## Given task
Set down the material once more, exactly as it appears.

## Provided data
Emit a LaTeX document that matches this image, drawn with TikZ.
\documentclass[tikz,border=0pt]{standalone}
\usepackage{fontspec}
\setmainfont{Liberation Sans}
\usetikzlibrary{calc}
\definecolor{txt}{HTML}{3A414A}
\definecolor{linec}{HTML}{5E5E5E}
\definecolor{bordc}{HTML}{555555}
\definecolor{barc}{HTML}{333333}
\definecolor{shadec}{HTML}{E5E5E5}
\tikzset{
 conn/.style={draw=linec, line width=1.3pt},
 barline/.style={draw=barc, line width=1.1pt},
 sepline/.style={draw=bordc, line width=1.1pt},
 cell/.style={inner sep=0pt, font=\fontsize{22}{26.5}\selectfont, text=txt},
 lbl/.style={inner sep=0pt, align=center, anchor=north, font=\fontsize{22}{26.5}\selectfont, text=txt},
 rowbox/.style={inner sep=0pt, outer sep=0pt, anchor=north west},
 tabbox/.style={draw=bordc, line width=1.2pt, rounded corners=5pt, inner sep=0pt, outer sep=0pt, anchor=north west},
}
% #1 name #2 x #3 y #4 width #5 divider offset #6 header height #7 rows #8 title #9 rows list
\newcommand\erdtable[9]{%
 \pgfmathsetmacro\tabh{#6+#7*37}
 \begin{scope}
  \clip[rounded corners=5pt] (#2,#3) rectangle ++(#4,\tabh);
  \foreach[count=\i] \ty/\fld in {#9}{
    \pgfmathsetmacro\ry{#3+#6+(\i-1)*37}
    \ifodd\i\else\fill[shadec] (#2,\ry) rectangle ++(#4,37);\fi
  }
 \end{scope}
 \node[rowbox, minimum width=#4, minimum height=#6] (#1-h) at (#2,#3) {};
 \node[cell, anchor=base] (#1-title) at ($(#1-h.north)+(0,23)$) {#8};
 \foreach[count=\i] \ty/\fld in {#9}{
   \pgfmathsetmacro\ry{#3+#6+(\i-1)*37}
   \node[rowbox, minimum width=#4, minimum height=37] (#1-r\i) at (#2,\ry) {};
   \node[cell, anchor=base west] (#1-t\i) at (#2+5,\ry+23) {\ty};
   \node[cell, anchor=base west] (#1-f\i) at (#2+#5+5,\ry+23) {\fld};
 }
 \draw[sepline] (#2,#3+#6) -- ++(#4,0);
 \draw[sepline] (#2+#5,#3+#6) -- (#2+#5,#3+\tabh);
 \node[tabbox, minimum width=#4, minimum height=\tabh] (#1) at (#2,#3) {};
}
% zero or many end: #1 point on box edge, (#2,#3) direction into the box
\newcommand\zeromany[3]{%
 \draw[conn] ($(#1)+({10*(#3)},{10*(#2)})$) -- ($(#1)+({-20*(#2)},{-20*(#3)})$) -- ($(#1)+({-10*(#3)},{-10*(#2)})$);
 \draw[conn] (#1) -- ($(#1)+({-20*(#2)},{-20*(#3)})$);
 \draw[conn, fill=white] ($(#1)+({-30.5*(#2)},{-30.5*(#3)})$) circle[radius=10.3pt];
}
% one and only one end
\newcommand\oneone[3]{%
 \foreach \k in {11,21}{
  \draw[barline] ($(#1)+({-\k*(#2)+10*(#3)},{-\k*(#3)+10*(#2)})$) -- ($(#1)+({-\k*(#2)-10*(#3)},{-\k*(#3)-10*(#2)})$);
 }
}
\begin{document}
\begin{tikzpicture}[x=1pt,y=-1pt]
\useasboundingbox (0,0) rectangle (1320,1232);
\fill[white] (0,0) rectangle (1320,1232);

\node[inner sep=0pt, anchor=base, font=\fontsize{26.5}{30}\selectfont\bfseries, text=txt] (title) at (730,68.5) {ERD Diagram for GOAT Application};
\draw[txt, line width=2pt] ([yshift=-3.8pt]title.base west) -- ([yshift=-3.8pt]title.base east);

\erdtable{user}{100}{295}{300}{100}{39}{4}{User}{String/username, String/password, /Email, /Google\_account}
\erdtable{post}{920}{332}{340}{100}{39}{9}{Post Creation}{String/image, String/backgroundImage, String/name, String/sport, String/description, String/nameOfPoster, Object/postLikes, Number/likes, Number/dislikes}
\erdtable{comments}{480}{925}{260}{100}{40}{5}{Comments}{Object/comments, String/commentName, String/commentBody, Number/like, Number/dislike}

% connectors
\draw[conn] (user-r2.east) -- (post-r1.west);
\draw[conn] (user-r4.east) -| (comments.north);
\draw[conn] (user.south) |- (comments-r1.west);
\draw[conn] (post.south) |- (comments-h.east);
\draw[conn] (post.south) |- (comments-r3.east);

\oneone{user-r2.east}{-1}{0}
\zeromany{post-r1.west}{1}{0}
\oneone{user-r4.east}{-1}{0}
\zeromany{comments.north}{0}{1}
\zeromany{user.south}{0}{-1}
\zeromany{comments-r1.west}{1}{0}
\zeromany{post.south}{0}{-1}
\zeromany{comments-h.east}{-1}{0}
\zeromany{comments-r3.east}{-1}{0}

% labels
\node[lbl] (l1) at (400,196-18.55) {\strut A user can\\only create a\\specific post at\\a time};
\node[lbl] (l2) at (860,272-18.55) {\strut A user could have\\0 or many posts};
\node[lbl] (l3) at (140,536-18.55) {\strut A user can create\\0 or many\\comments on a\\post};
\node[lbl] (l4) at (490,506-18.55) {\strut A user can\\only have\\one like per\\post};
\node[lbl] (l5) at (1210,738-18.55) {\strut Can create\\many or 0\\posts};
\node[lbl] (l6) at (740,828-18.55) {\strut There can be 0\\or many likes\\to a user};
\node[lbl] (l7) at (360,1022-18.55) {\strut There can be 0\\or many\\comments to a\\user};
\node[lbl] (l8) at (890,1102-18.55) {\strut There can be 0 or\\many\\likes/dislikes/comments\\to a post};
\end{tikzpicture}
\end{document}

## The solution
Emit a LaTeX document that matches this image, drawn with TikZ.
\documentclass[tikz,border=0pt]{standalone}
\usepackage{fontspec}
\setmainfont{Liberation Sans}
\usetikzlibrary{calc}
\definecolor{txt}{HTML}{3A414A}
\definecolor{linec}{HTML}{5E5E5E}
\definecolor{bordc}{HTML}{555555}
\definecolor{barc}{HTML}{333333}
\definecolor{shadec}{HTML}{E5E5E5}
\tikzset{
 conn/.style={draw=linec, line width=1.3pt},
 barline/.style={draw=barc, line width=1.1pt},
 sepline/.style={draw=bordc, line width=1.1pt},
 cell/.style={inner sep=0pt, font=\fontsize{22}{26.5}\selectfont, text=txt},
 lbl/.style={inner sep=0pt, align=center, anchor=north, font=\fontsize{22}{26.5}\selectfont, text=txt},
 rowbox/.style={inner sep=0pt, outer sep=0pt, anchor=north west},
 tabbox/.style={draw=bordc, line width=1.2pt, rounded corners=5pt, inner sep=0pt, outer sep=0pt, anchor=north west},
}
% #1 name #2 x #3 y #4 width #5 divider offset #6 header height #7 rows #8 title #9 rows list
\newcommand\erdtable[9]{%
 \pgfmathsetmacro\tabh{#6+#7*37}
 \begin{scope}
  \clip[rounded corners=5pt] (#2,#3) rectangle ++(#4,\tabh);
  \foreach[count=\i] \ty/\fld in {#9}{
    \pgfmathsetmacro\ry{#3+#6+(\i-1)*37}
    \ifodd\i\else\fill[shadec] (#2,\ry) rectangle ++(#4,37);\fi
  }
 \end{scope}
 \node[rowbox, minimum width=#4, minimum height=#6] (#1-h) at (#2,#3) {};
 \node[cell, anchor=base] (#1-title) at ($(#1-h.north)+(0,23)$) {#8};
 \foreach[count=\i] \ty/\fld in {#9}{
   \pgfmathsetmacro\ry{#3+#6+(\i-1)*37}
   \node[rowbox, minimum width=#4, minimum height=37] (#1-r\i) at (#2,\ry) {};
   \node[cell, anchor=base west] (#1-t\i) at (#2+5,\ry+23) {\ty};
   \node[cell, anchor=base west] (#1-f\i) at (#2+#5+5,\ry+23) {\fld};
 }
 \draw[sepline] (#2,#3+#6) -- ++(#4,0);
 \draw[sepline] (#2+#5,#3+#6) -- (#2+#5,#3+\tabh);
 \node[tabbox, minimum width=#4, minimum height=\tabh] (#1) at (#2,#3) {};
}
% zero or many end: #1 point on box edge, (#2,#3) direction into the box
\newcommand\zeromany[3]{%
 \draw[conn] ($(#1)+({10*(#3)},{10*(#2)})$) -- ($(#1)+({-20*(#2)},{-20*(#3)})$) -- ($(#1)+({-10*(#3)},{-10*(#2)})$);
 \draw[conn] (#1) -- ($(#1)+({-20*(#2)},{-20*(#3)})$);
 \draw[conn, fill=white] ($(#1)+({-30.5*(#2)},{-30.5*(#3)})$) circle[radius=10.3pt];
}
% one and only one end
\newcommand\oneone[3]{%
 \foreach \k in {11,21}{
  \draw[barline] ($(#1)+({-\k*(#2)+10*(#3)},{-\k*(#3)+10*(#2)})$) -- ($(#1)+({-\k*(#2)-10*(#3)},{-\k*(#3)-10*(#2)})$);
 }
}
\begin{document}
\begin{tikzpicture}[x=1pt,y=-1pt]
\useasboundingbox (0,0) rectangle (1320,1232);
\fill[white] (0,0) rectangle (1320,1232);

\node[inner sep=0pt, anchor=base, font=\fontsize{26.5}{30}\selectfont\bfseries, text=txt] (title) at (730,68.5) {ERD Diagram for GOAT Application};
\draw[txt, line width=2pt] ([yshift=-3.8pt]title.base west) -- ([yshift=-3.8pt]title.base east);

\erdtable{user}{100}{295}{300}{100}{39}{4}{User}{String/username, String/password, /Email, /Google\_account}
\erdtable{post}{920}{332}{340}{100}{39}{9}{Post Creation}{String/image, String/backgroundImage, String/name, String/sport, String/description, String/nameOfPoster, Object/postLikes, Number/likes, Number/dislikes}
\erdtable{comments}{480}{925}{260}{100}{40}{5}{Comments}{Object/comments, String/commentName, String/commentBody, Number/like, Number/dislike}

% connectors
\draw[conn] (user-r2.east) -- (post-r1.west);
\draw[conn] (user-r4.east) -| (comments.north);
\draw[conn] (user.south) |- (comments-r1.west);
\draw[conn] (post.south) |- (comments-h.east);
\draw[conn] (post.south) |- (comments-r3.east);

\oneone{user-r2.east}{-1}{0}
\zeromany{post-r1.west}{1}{0}
\oneone{user-r4.east}{-1}{0}
\zeromany{comments.north}{0}{1}
\zeromany{user.south}{0}{-1}
\zeromany{comments-r1.west}{1}{0}
\zeromany{post.south}{0}{-1}
\zeromany{comments-h.east}{-1}{0}
\zeromany{comments-r3.east}{-1}{0}

% labels
\node[lbl] (l1) at (400,196-18.55) {\strut A user can\\only create a\\specific post at\\a time};
\node[lbl] (l2) at (860,272-18.55) {\strut A user could have\\0 or many posts};
\node[lbl] (l3) at (140,536-18.55) {\strut A user can create\\0 or many\\comments on a\\post};
\node[lbl] (l4) at (490,506-18.55) {\strut A user can\\only have\\one like per\\post};
\node[lbl] (l5) at (1210,738-18.55) {\strut Can create\\many or 0\\posts};
\node[lbl] (l6) at (740,828-18.55) {\strut There can be 0\\or many likes\\to a user};
\node[lbl] (l7) at (360,1022-18.55) {\strut There can be 0\\or many\\comments to a\\user};
\node[lbl] (l8) at (890,1102-18.55) {\strut There can be 0 or\\many\\likes/dislikes/comments\\to a post};
\end{tikzpicture}
\end{document}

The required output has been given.